ODE-ViT: Plug & Play Attention Layer from the Generalization of the ViT as an Ordinary Differential Equation
Carlos Boned Riera, David Romero Sanchez, Oriol Ramos Terrades
TL;DR
ODE-ViT reframes Vision Transformers as continuous-depth models by treating the attention mechanism as an autonomous ODE, enabling stable, well-posed dynamics and improved interpretability with fewer parameters. The authors enforce local Lipschitz continuity and use center normalization, while a Lie–Trotter based decomposition splits the attention block into learnable subflows; they also introduce a plug-and-play teacher–student framework where a pretrained discrete ViT guides the ODE trajectory via MSE and JaSMin losses. Empirically, ODE-ViT achieves competitive CIFAR-10/100 performance with up to an order of magnitude fewer parameters and demonstrates robustness to step count; the teacher–student setup yields substantial gains over the base ODE-ViT. The work provides a theoretical and practical foundation for continuous-depth ViTs, opening avenues for higher‑order solvers, adaptive steps, and multi-modal extensions.
Abstract
In recent years, increasingly large models have achieved outstanding performance across CV tasks. However, these models demand substantial computational resources and storage, and their growing complexity limits our understanding of how they make decisions. Most of these architectures rely on the attention mechanism within Transformer-based designs. Building upon the connection between residual neural networks and ordinary differential equations (ODEs), we introduce ODE-ViT, a Vision Transformer reformulated as an ODE system that satisfies the conditions for well-posed and stable dynamics.

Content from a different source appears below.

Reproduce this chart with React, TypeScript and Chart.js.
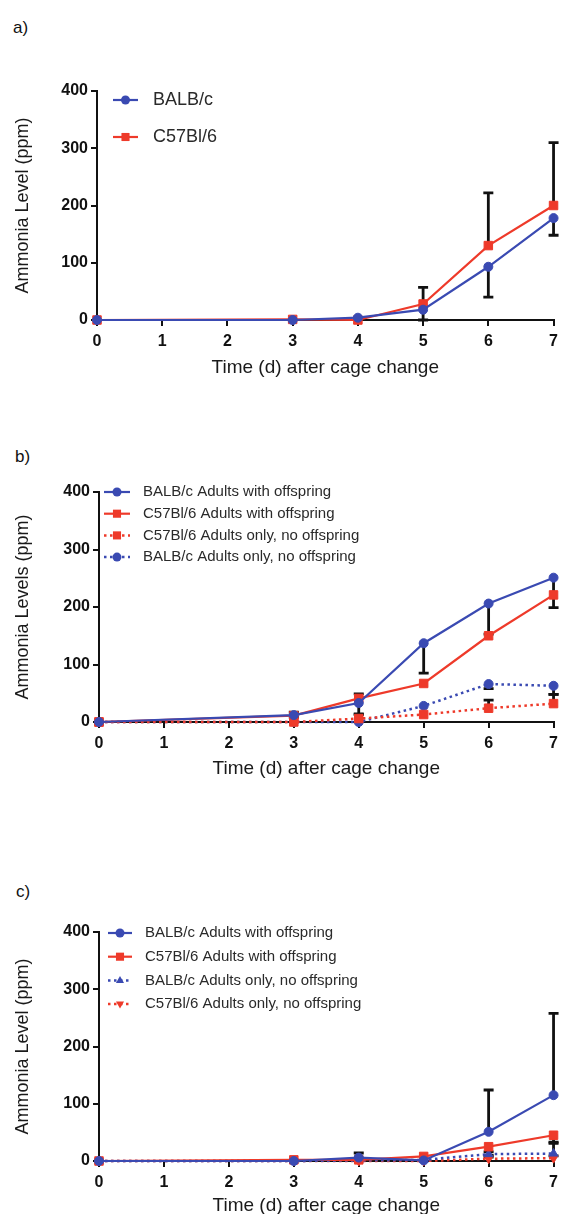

Experiments on CIFAR-10 and CIFAR-100 demonstrate that ODE-ViT achieves stable, interpretable, and competitive performance with up to one order of magnitude fewer parameters, surpassing prior ODE-based Transformer approaches in classification tasks. We further propose a plug-and-play teacher-student framework in which a discrete ViT guides the continuous trajectory of ODE-ViT by treating the intermediate representations of the teacher as solutions of the ODE. This strategy improves performance by more than 10% compared to training a free ODE-ViT from scratch.